Prove that the integral on the interval [a,b] of x is equal (b^2-a^2)/2
integral a to be (x)dx = (b^2-a^2)/2
using the definition of a Definite Integral. This is the limit of a sum approach.
show steps please!!!
Thank you!!!
To prove the integral of x from a to b is equal to (b^2 - a^2)/2, we can use the definition of a definite integral as the limit of a sum.
First, let's divide the interval [a, b] into n subintervals of equal width, denoted by Δx. The width of each subinterval is given by Δx = (b - a)/n.
Now, let's choose arbitrary points within each subinterval, denoted by xi. These points will be used to evaluate the function x at those intervals.
Next, we can represent the definite integral as the limit of a sum:
∫[a, b] x dx = lim(n→∞) Σ[i=1 to n] f(xi) Δx
where f(xi) is the value of x at xi.
Substituting the expression for Δx, we have:
∫[a, b] x dx = lim(n→∞) Σ[i=1 to n] f(xi) [(b - a)/n]
Now, we can evaluate the right-hand side of the equation. Since we are integrating x from a to b, f(xi) = xi.
Σ[i=1 to n] f(xi) [(b - a)/n] = Σ[i=1 to n] xi [(b - a)/n]
Expanding the summation, we have:
(b - a)/n * (x1 + x2 + x3 + ... + xn)
Using the arithmetic progression formula for the sum of n terms, which is n/2 * (a + l), where n is the number of terms, a is the first term, and l is the last term, we simplify the expression further:
(b - a)/n * (x1 + x2 + x3 + ... + xn) = (b - a)/n * [n/2 * (x1 + xn)]

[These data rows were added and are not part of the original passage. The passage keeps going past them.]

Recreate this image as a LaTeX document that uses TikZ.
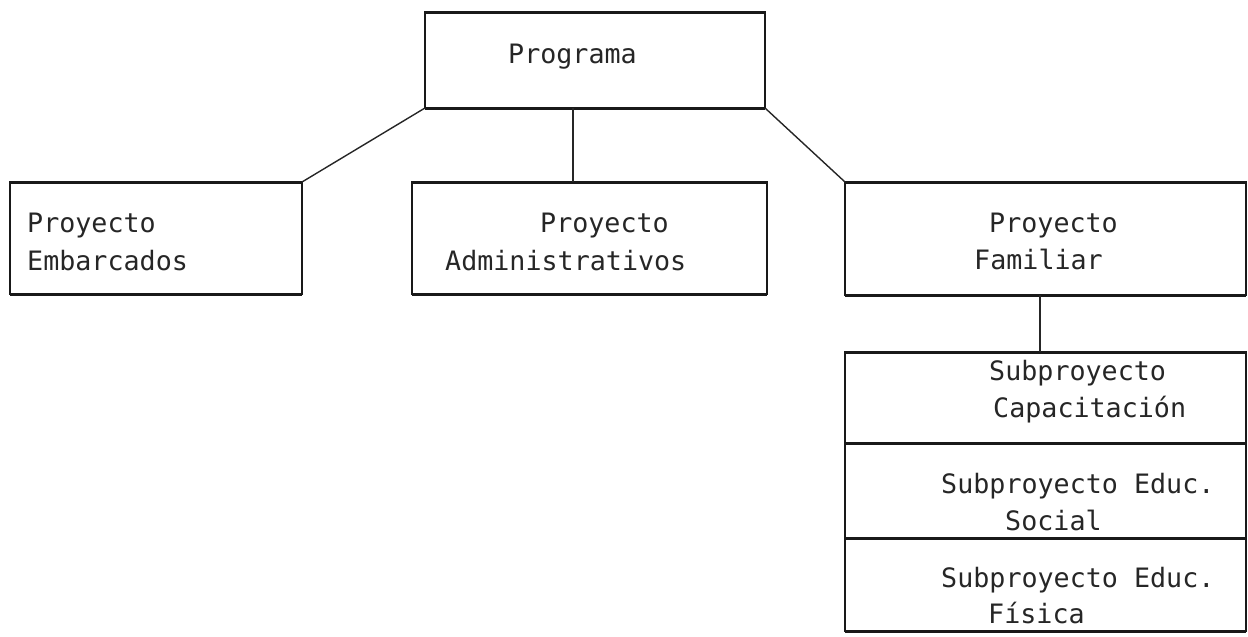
\documentclass[tikz,border=0pt]{standalone}
\usepackage{fontspec}
\setmonofont{DejaVu Sans Mono}
\begin{document}
\begin{tikzpicture}[x=1pt,y=-1pt,
  box/.style={draw=black!90, line width=1.8pt, rectangle, inner sep=0pt, outer sep=0pt},
  hedge/.style={draw=black!90, line width=3pt},
  conn/.style={draw=black!85, line width=1.4pt},
  txt/.style={anchor=base west, inner sep=0pt, text=black!85, font=\ttfamily\fontsize{26.7}{32}\selectfont}]
\useasboundingbox (0,0) rectangle (1248,637);
% boxes
\node[box, minimum width=340pt, minimum height=96pt] (prog) at (595,60) {};
\node[box, minimum width=292pt, minimum height=112pt] (emb) at (156,238) {};
\node[box, minimum width=355pt, minimum height=112pt] (adm) at (589.5,238) {};
\node[box, minimum width=401pt, minimum height=113pt] (fam) at (1045.5,238.5) {};
\node[box, minimum width=401pt, minimum height=91pt] (sub1) at (1045.5,397.5) {};
\node[box, minimum width=401pt, minimum height=95pt] (sub2) at (1045.5,490.5) {};
\node[box, minimum width=401pt, minimum height=93pt] (sub3) at (1045.5,584.5) {};
\foreach \n in {prog,emb,adm,fam,sub1,sub2,sub3}{
  \draw[hedge] (\n.north west) -- (\n.north east);
  \draw[hedge] (\n.south west) -- (\n.south east);
}
% texts
\node[txt] (tprog) at (508,63) {Programa};
\node[txt] (temb1) at (27,232) {Proyecto};
\node[txt] (temb2) at (27,270) {Embarcados};
\node[txt] (tadm1) at (540,232) {Proyecto};
\node[txt] (tadm2) at (445,270) {Administrativos};
\node[txt] (tfam1) at (989,232) {Proyecto};
\node[txt] (tfam2) at (974,269) {Familiar};
\node[txt] (ts11) at (989,380) {Subproyecto};
\node[txt] (ts12) at (993,417) {Capacitación};
\node[txt] (ts21) at (941,493) {Subproyecto Educ.};
\node[txt] (ts22) at (1005,530) {Social};
\node[txt] (ts31) at (941,587) {Subproyecto Educ.};
\node[txt] (ts32) at (988,623) {Física};
% connectors
\draw[conn] (prog.south west) -- (emb.north east);
\draw[conn] ([xshift=-16.5pt]adm.north) -- ([xshift=-16.5pt]adm.north |- prog.south);
\draw[conn] (prog.south east) -- (fam.north west);
\draw[conn] ([xshift=-5.5pt]fam.south) -- ([xshift=-5.5pt]sub1.north);
\end{tikzpicture}
\end{document}
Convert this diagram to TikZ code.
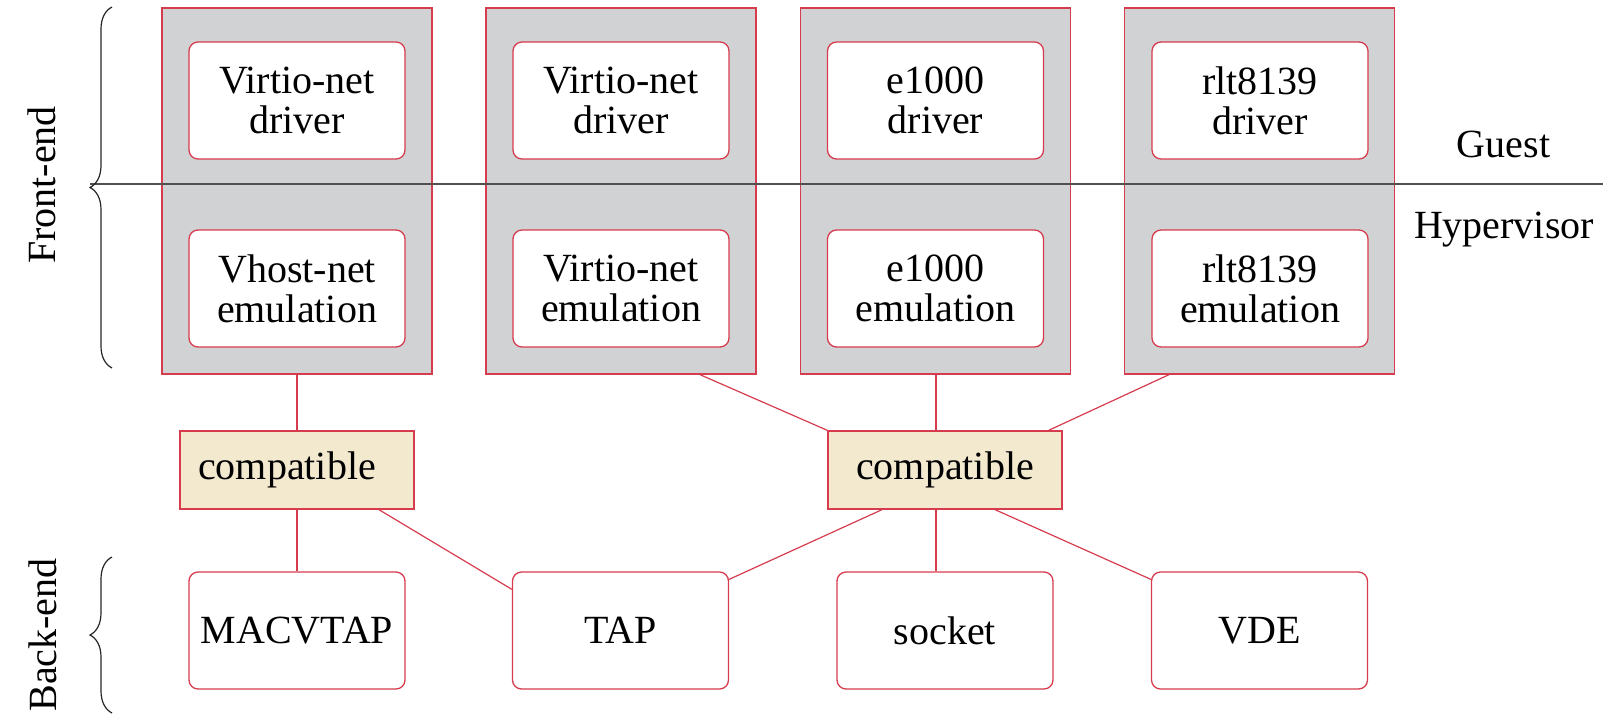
\documentclass[tikz,border=0pt]{standalone}
\usepackage{fontspec}
\setmainfont{Liberation Serif}
\usetikzlibrary{decorations.pathreplacing,calc}
\definecolor{boxred}{RGB}{214,60,78}
\definecolor{colgrey}{RGB}{209,210,212}
\definecolor{compfill}{RGB}{242,233,207}
\definecolor{sepline}{RGB}{80,80,80}
\tikzset{
  colbox/.style={draw=boxred, fill=colgrey, line width=1.3pt, minimum width=270pt, minimum height=366pt, inner sep=0pt},
  innerbox/.style={draw=boxred, fill=white, line width=1.3pt, rounded corners=9pt, minimum width=216pt, minimum height=117pt, inner sep=0pt, align=center, font=\fontsize{40}{40}\selectfont},
  compbox/.style={draw=boxred, fill=compfill, line width=1.3pt, minimum width=234pt, minimum height=78pt, inner sep=0pt, font=\fontsize{40}{40}\selectfont},
  backbox/.style={draw=boxred, fill=white, line width=1.3pt, rounded corners=9pt, minimum width=216pt, minimum height=117pt, inner sep=0pt, font=\fontsize{40}{40}\selectfont},
  conn/.style={draw=boxred, line width=1.2pt},
  lbl/.style={font=\fontsize{40}{40}\selectfont, inner sep=0pt},
  bracestyle/.style={decorate, decoration={brace, amplitude=22pt}, line width=1.2pt, draw=black!85}
}
\begin{document}
\begin{tikzpicture}[x=1pt, y=-1pt]
\useasboundingbox (0,0) rectangle (1612,726);
% column boxes
\node[colbox] (col1) at (297,191) {};
\node[colbox] (col2) at (621,191) {};
\node[colbox] (col3) at (935.5,191) {};
\node[colbox] (col4) at (1259.5,191) {};
% separator line
\coordinate (sepL) at (90,184);
\coordinate (sepR) at (1603,184);
\draw[sepline, line width=2pt] (sepL) -- (sepR);
% inner boxes
\node[innerbox] (d1) at (297,100.5) {Virtio-net\\driver};
\node[innerbox] (d2) at (621,100.5) {Virtio-net\\driver};
\node[innerbox] (d3) at (935.5,100.5) {e1000\\driver};
\node[innerbox] (d4) at (1260,100.5) {rlt8139\\driver};
\node[innerbox] (e1) at (297,288.5) {Vhost-net\\emulation};
\node[innerbox] (e2) at (621,288.5) {Virtio-net\\emulation};
\node[innerbox] (e3) at (935.5,288.5) {e1000\\emulation};
\node[innerbox] (e4) at (1260,288.5) {rlt8139\\emulation};
% compatible boxes
\node[compbox] (c1) at (297,470) {compatible\kern 20pt};
\node[compbox] (c2) at (945,470) {compatible};
% back-end boxes
\node[backbox] (mac) at (297,630.5) {MACVTAP};
\node[backbox] (tap) at (620.5,630.5) {TAP};
\node[backbox] (sock) at (945,630.5) {socket};
\node[backbox] (vde) at (1259.5,630.5) {VDE};
% connectors
\draw[conn] (col1.south) -- (c1.north);
\draw[conn] (c1.south) -- (mac.north);
\draw[conn] ($(c1.south)+(82,0)$) -- ($(tap.north west)+(0,18)$);
\draw[conn] ($(col2.south)+(79,0)$) -- (c2.north west);
\draw[conn] ($(col3.south)+(0.5,0)$) -- ($(c2.north)+(-9,0)$);
\draw[conn] ($(col4.south)+(-90.5,0)$) -- ($(c2.north east)+(-14,0)$);
\draw[conn] ($(c2.south)+(-63,0)$) -- ($(tap.north east)+(0,8)$);
\draw[conn] ($(c2.south)+(-9,0)$) -- ($(sock.north)+(-9,0)$);
\draw[conn] ($(c2.south)+(50,0)$) -- ($(vde.north west)+(0,8)$);
% labels
\node[lbl, anchor=base] (guest) at (1503.5,157) {Guest};
\node[lbl, anchor=base] (hyper) at (1504,238) {Hypervisor};
\node[lbl, anchor=base, rotate=90] (front) at (55,185) {Front-end};
\node[lbl, anchor=base, rotate=90] (back) at (56,635) {Back-end};
% braces
\coordinate (b1a) at (112,368);
\coordinate (b1b) at (112,7);
\coordinate (b2a) at (112,713);
\coordinate (b2b) at (112,557);
\draw[bracestyle] (b1a) -- (b1b);
\draw[bracestyle] (b2a) -- (b2b);
\end{tikzpicture}
\end{document}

Since xi represents equally spaced points within the interval, x1 will be equal to a and xn will be equal to b:
(b - a)/n * [n/2 * (x1 + xn)] = (b - a)/n * [n/2 * (a + b)]
Simplifying, we get:
(b - a)/n * [n/2 * (a + b)] = (b - a)/2 * [a + b]
Now, as n approaches infinity, (b - a)/n approaches 0, and we are left with:
(b - a)/2 * [a + b] = (b^2 - a^2)/2
Thus, we have proved that the integral of x from a to b is equal to (b^2 - a^2)/2.